- BRIEF -
Reproduce the listing below exactly, minus its pictures.

- GIVEN DATA -

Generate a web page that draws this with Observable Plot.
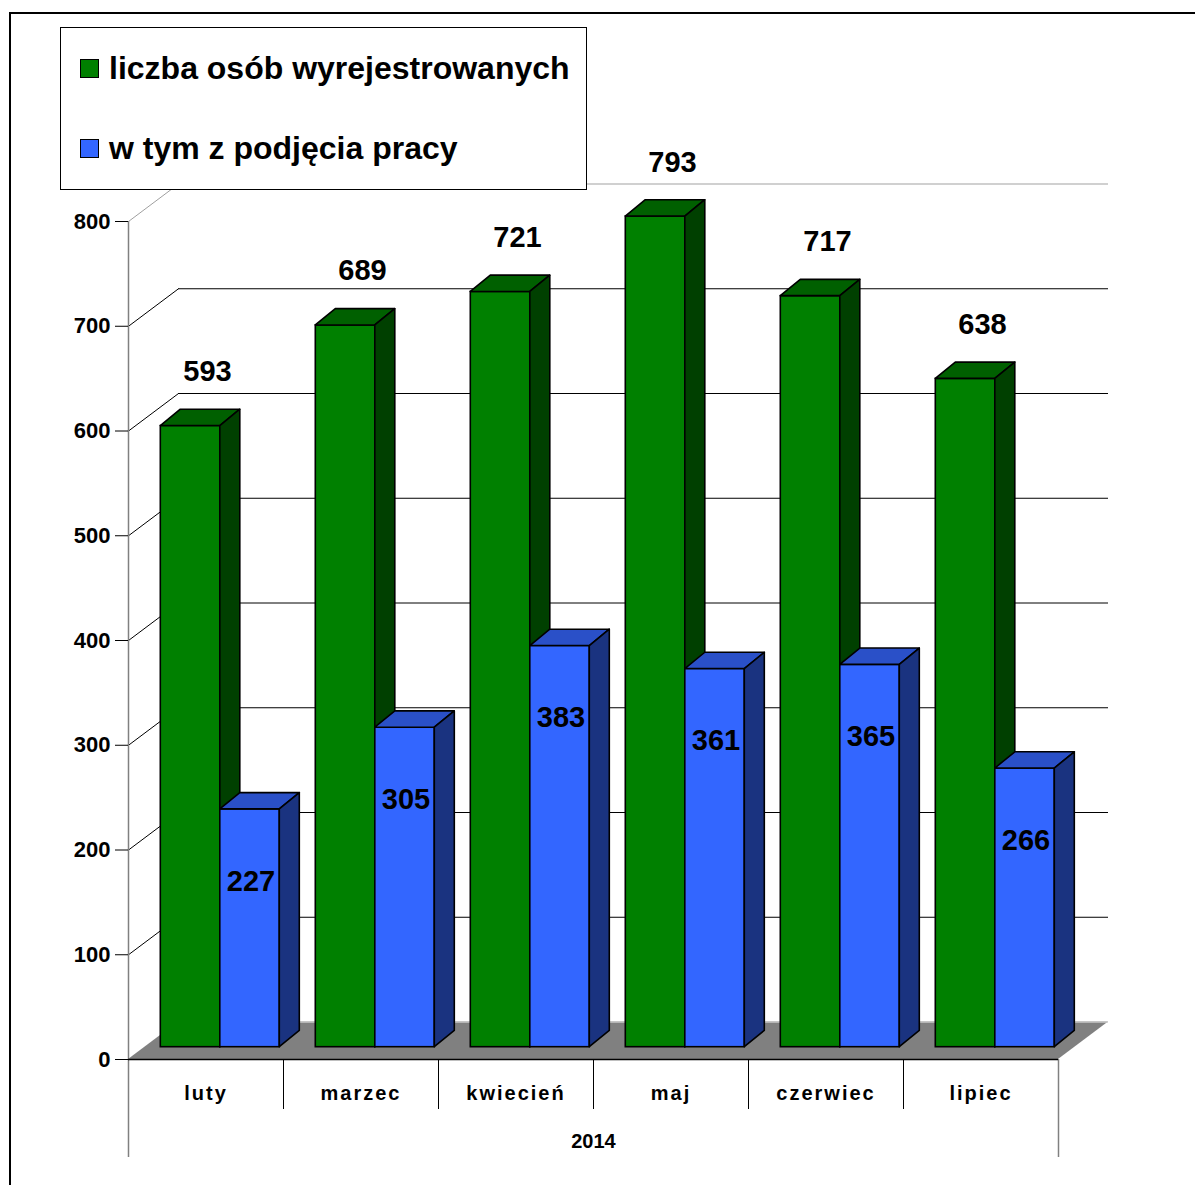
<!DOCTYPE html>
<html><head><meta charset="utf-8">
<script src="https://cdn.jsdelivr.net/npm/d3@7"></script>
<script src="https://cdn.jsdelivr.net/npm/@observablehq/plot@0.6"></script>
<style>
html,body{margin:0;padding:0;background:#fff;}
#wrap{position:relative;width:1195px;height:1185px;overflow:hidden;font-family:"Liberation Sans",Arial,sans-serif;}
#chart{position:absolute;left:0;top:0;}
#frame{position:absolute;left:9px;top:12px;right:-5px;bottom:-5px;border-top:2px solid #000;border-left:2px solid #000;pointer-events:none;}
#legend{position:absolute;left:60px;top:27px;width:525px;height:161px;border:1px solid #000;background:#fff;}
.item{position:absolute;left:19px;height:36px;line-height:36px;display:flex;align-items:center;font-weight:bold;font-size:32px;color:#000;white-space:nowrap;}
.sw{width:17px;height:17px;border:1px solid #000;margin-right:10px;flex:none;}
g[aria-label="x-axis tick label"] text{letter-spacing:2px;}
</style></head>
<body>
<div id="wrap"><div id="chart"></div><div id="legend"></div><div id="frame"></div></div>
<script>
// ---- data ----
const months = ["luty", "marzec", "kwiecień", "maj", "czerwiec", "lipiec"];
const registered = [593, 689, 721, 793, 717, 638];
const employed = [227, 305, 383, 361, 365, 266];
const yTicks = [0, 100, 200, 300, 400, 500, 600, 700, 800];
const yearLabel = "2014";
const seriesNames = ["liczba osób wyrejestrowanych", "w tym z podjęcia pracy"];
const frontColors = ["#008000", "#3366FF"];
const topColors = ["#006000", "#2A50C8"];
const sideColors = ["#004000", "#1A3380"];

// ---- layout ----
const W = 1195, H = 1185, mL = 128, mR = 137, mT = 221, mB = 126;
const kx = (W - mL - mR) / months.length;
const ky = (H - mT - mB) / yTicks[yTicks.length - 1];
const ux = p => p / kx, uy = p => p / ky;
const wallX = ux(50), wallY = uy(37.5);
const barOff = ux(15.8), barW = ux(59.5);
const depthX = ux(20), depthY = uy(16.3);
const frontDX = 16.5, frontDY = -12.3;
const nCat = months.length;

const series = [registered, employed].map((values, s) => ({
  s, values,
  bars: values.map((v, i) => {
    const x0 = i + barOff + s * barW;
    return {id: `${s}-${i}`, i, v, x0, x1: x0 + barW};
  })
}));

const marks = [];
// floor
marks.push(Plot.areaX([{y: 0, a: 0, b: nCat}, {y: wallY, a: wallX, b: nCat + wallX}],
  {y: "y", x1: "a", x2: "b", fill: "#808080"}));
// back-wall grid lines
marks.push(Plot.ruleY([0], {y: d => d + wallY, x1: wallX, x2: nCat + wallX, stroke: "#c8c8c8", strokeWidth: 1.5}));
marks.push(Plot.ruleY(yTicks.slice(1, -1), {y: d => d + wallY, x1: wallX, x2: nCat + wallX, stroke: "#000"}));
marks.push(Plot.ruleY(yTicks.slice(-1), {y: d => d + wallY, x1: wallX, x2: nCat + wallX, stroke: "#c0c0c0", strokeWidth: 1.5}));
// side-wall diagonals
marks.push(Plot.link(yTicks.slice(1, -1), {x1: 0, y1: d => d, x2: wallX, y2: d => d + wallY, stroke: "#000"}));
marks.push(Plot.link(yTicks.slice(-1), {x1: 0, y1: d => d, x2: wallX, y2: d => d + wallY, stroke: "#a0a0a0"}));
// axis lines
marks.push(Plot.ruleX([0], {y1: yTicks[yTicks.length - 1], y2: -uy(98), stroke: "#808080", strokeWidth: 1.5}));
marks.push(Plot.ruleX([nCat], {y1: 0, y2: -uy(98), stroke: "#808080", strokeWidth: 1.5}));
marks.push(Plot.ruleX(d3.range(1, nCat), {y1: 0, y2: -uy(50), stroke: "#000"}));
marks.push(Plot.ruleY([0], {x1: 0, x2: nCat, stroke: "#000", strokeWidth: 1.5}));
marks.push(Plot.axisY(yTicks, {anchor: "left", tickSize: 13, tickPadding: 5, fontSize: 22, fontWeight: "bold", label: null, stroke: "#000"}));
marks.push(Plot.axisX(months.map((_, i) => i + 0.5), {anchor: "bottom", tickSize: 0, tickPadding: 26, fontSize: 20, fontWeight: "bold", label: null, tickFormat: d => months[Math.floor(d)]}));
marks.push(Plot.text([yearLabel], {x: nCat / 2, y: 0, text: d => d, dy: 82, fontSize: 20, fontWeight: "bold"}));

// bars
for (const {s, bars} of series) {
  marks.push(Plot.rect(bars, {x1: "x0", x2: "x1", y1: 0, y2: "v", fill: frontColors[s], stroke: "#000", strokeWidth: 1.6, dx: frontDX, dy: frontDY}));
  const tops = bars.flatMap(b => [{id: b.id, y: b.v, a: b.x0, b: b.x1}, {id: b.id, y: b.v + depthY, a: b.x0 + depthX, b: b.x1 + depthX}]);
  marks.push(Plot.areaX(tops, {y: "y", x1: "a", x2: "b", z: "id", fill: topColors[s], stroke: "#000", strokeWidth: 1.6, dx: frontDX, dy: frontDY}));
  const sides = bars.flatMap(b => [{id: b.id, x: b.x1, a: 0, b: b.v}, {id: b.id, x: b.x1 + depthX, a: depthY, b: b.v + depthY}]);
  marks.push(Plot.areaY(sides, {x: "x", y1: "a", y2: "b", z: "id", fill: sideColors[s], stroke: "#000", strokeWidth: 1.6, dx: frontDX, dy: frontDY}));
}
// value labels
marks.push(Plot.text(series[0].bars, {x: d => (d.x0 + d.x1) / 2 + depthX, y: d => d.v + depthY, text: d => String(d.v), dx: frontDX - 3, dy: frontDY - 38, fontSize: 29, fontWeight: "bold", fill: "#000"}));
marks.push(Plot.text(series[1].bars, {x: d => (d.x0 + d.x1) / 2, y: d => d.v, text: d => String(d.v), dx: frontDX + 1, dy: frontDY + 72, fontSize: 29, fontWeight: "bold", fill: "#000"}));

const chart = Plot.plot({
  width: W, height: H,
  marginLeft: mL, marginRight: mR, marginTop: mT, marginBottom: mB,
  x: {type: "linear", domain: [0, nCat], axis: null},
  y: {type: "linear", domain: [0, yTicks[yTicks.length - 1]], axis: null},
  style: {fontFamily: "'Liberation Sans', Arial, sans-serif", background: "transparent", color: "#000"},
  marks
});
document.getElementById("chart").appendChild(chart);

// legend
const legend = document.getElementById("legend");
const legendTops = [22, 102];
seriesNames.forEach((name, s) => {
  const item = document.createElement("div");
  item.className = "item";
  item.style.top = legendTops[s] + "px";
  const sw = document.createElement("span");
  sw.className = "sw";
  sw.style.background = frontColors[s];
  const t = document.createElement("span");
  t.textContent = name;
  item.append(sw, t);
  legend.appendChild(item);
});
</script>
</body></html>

- TASK RESPONSE -
Generate a web page that draws this with Observable Plot.
<!DOCTYPE html>
<html><head><meta charset="utf-8">
<script src="https://cdn.jsdelivr.net/npm/d3@7"></script>
<script src="https://cdn.jsdelivr.net/npm/@observablehq/plot@0.6"></script>
<style>
html,body{margin:0;padding:0;background:#fff;}
#wrap{position:relative;width:1195px;height:1185px;overflow:hidden;font-family:"Liberation Sans",Arial,sans-serif;}
#chart{position:absolute;left:0;top:0;}
#frame{position:absolute;left:9px;top:12px;right:-5px;bottom:-5px;border-top:2px solid #000;border-left:2px solid #000;pointer-events:none;}
#legend{position:absolute;left:60px;top:27px;width:525px;height:161px;border:1px solid #000;background:#fff;}
.item{position:absolute;left:19px;height:36px;line-height:36px;display:flex;align-items:center;font-weight:bold;font-size:32px;color:#000;white-space:nowrap;}
.sw{width:17px;height:17px;border:1px solid #000;margin-right:10px;flex:none;}
g[aria-label="x-axis tick label"] text{letter-spacing:2px;}
</style></head>
<body>
<div id="wrap"><div id="chart"></div><div id="legend"></div><div id="frame"></div></div>
<script>
// ---- data ----
const months = ["luty", "marzec", "kwiecień", "maj", "czerwiec", "lipiec"];
const registered = [593, 689, 721, 793, 717, 638];
const employed = [227, 305, 383, 361, 365, 266];
const yTicks = [0, 100, 200, 300, 400, 500, 600, 700, 800];
const yearLabel = "2014";
const seriesNames = ["liczba osób wyrejestrowanych", "w tym z podjęcia pracy"];
const frontColors = ["#008000", "#3366FF"];
const topColors = ["#006000", "#2A50C8"];
const sideColors = ["#004000", "#1A3380"];

// ---- layout ----
const W = 1195, H = 1185, mL = 128, mR = 137, mT = 221, mB = 126;
const kx = (W - mL - mR) / months.length;
const ky = (H - mT - mB) / yTicks[yTicks.length - 1];
const ux = p => p / kx, uy = p => p / ky;
const wallX = ux(50), wallY = uy(37.5);
const barOff = ux(15.8), barW = ux(59.5);
const depthX = ux(20), depthY = uy(16.3);
const frontDX = 16.5, frontDY = -12.3;
const nCat = months.length;

const series = [registered, employed].map((values, s) => ({
  s, values,
  bars: values.map((v, i) => {
    const x0 = i + barOff + s * barW;
    return {id: `${s}-${i}`, i, v, x0, x1: x0 + barW};
  })
}));

const marks = [];
// floor
marks.push(Plot.areaX([{y: 0, a: 0, b: nCat}, {y: wallY, a: wallX, b: nCat + wallX}],
  {y: "y", x1: "a", x2: "b", fill: "#808080"}));
// back-wall grid lines
marks.push(Plot.ruleY([0], {y: d => d + wallY, x1: wallX, x2: nCat + wallX, stroke: "#c8c8c8", strokeWidth: 1.5}));
marks.push(Plot.ruleY(yTicks.slice(1, -1), {y: d => d + wallY, x1: wallX, x2: nCat + wallX, stroke: "#000"}));
marks.push(Plot.ruleY(yTicks.slice(-1), {y: d => d + wallY, x1: wallX, x2: nCat + wallX, stroke: "#c0c0c0", strokeWidth: 1.5}));
// side-wall diagonals
marks.push(Plot.link(yTicks.slice(1, -1), {x1: 0, y1: d => d, x2: wallX, y2: d => d + wallY, stroke: "#000"}));
marks.push(Plot.link(yTicks.slice(-1), {x1: 0, y1: d => d, x2: wallX, y2: d => d + wallY, stroke: "#a0a0a0"}));
// axis lines
marks.push(Plot.ruleX([0], {y1: yTicks[yTicks.length - 1], y2: -uy(98), stroke: "#808080", strokeWidth: 1.5}));
marks.push(Plot.ruleX([nCat], {y1: 0, y2: -uy(98), stroke: "#808080", strokeWidth: 1.5}));
marks.push(Plot.ruleX(d3.range(1, nCat), {y1: 0, y2: -uy(50), stroke: "#000"}));
marks.push(Plot.ruleY([0], {x1: 0, x2: nCat, stroke: "#000", strokeWidth: 1.5}));
marks.push(Plot.axisY(yTicks, {anchor: "left", tickSize: 13, tickPadding: 5, fontSize: 22, fontWeight: "bold", label: null, stroke: "#000"}));
marks.push(Plot.axisX(months.map((_, i) => i + 0.5), {anchor: "bottom", tickSize: 0, tickPadding: 26, fontSize: 20, fontWeight: "bold", label: null, tickFormat: d => months[Math.floor(d)]}));
marks.push(Plot.text([yearLabel], {x: nCat / 2, y: 0, text: d => d, dy: 82, fontSize: 20, fontWeight: "bold"}));

// bars
for (const {s, bars} of series) {
  marks.push(Plot.rect(bars, {x1: "x0", x2: "x1", y1: 0, y2: "v", fill: frontColors[s], stroke: "#000", strokeWidth: 1.6, dx: frontDX, dy: frontDY}));
  const tops = bars.flatMap(b => [{id: b.id, y: b.v, a: b.x0, b: b.x1}, {id: b.id, y: b.v + depthY, a: b.x0 + depthX, b: b.x1 + depthX}]);
  marks.push(Plot.areaX(tops, {y: "y", x1: "a", x2: "b", z: "id", fill: topColors[s], stroke: "#000", strokeWidth: 1.6, dx: frontDX, dy: frontDY}));
  const sides = bars.flatMap(b => [{id: b.id, x: b.x1, a: 0, b: b.v}, {id: b.id, x: b.x1 + depthX, a: depthY, b: b.v + depthY}]);
  marks.push(Plot.areaY(sides, {x: "x", y1: "a", y2: "b", z: "id", fill: sideColors[s], stroke: "#000", strokeWidth: 1.6, dx: frontDX, dy: frontDY}));
}
// value labels
marks.push(Plot.text(series[0].bars, {x: d => (d.x0 + d.x1) / 2 + depthX, y: d => d.v + depthY, text: d => String(d.v), dx: frontDX - 3, dy: frontDY - 38, fontSize: 29, fontWeight: "bold", fill: "#000"}));
marks.push(Plot.text(series[1].bars, {x: d => (d.x0 + d.x1) / 2, y: d => d.v, text: d => String(d.v), dx: frontDX + 1, dy: frontDY + 72, fontSize: 29, fontWeight: "bold", fill: "#000"}));

const chart = Plot.plot({
  width: W, height: H,
  marginLeft: mL, marginRight: mR, marginTop: mT, marginBottom: mB,
  x: {type: "linear", domain: [0, nCat], axis: null},
  y: {type: "linear", domain: [0, yTicks[yTicks.length - 1]], axis: null},
  style: {fontFamily: "'Liberation Sans', Arial, sans-serif", background: "transparent", color: "#000"},
  marks
});
document.getElementById("chart").appendChild(chart);

// legend
const legend = document.getElementById("legend");
const legendTops = [22, 102];
seriesNames.forEach((name, s) => {
  const item = document.createElement("div");
  item.className = "item";
  item.style.top = legendTops[s] + "px";
  const sw = document.createElement("span");
  sw.className = "sw";
  sw.style.background = frontColors[s];
  const t = document.createElement("span");
  t.textContent = name;
  item.append(sw, t);
  legend.appendChild(item);
});
</script>
</body></html>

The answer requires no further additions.